John Glennon — a sports staff writer, associate sports editor, and sports editor in the 1980s for The Cavalier Daily — currently works as a beat writer for The Athletic. He said he greatly values the media company’s commitment to in-depth, well produced stories.

“It gives writers a chance to do what they do best — write,” Glennon said. “I, as a beat writer, can spend more time looking for a quality story, looking for an angle that nobody is taking and deliver something that people will want to spend more than forty-five seconds on.”

Glennon added that he hopes giving writers slightly more time to develop their stories will actually benefit their audience by offering a different perspective and more detailed analysis than a simple box score.

Technology has also enabled more audience interaction. Using social media platforms like Twitter, fans can have conversations and share their opinions with writers like Glennon.

“Fan engagement and reader engagement now is such an incredibly different situation,” Glennon said. “Way back in the day, the only time you would hear from fans was if they wrote a letter to the editor … now you’re getting that instant feedback.”

From producing more long-form content to leveraging the internet and social media, The Cavalier Daily’s sports section operates a lot differently in the 21st century than in years past.

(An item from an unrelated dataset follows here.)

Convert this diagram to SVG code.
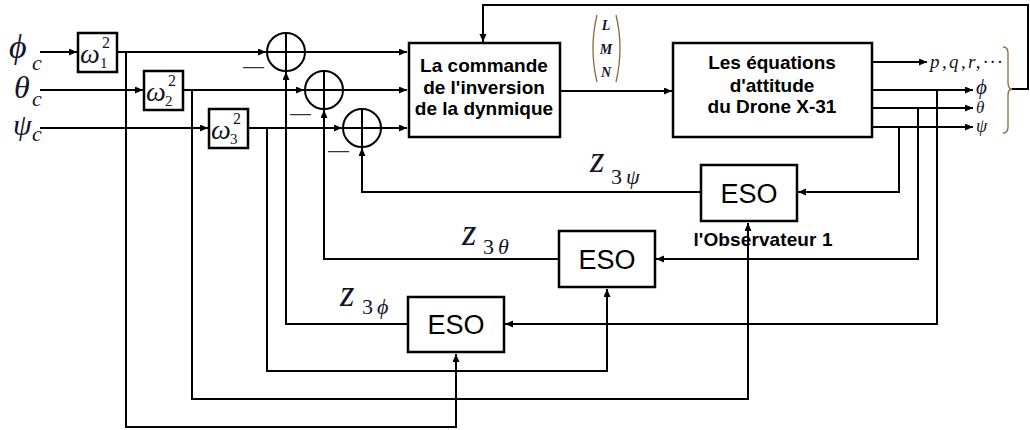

In 2019, sports writers — armed with all types of technologies — have to play numerous different roles. They are beat writers and investigators, analysts and social media connoisseurs. Even when technology is on their side, the pressure to keep creating better and better content remains.

However, not everything about the sports section has changed. 

“It was a great experience working for the newspaper,” Stone said. “I made great friends and we had great camaraderie, and we took great road trips.”

The experience of sports writers and editors for The Cavalier Daily was certainly different in the 1970s and 1980s, and writers had to persevere to meet deadlines with a lack of technological resources. Today, they have to adapt to a world with abundant technology. In both cases, sports writers’ dedication is key.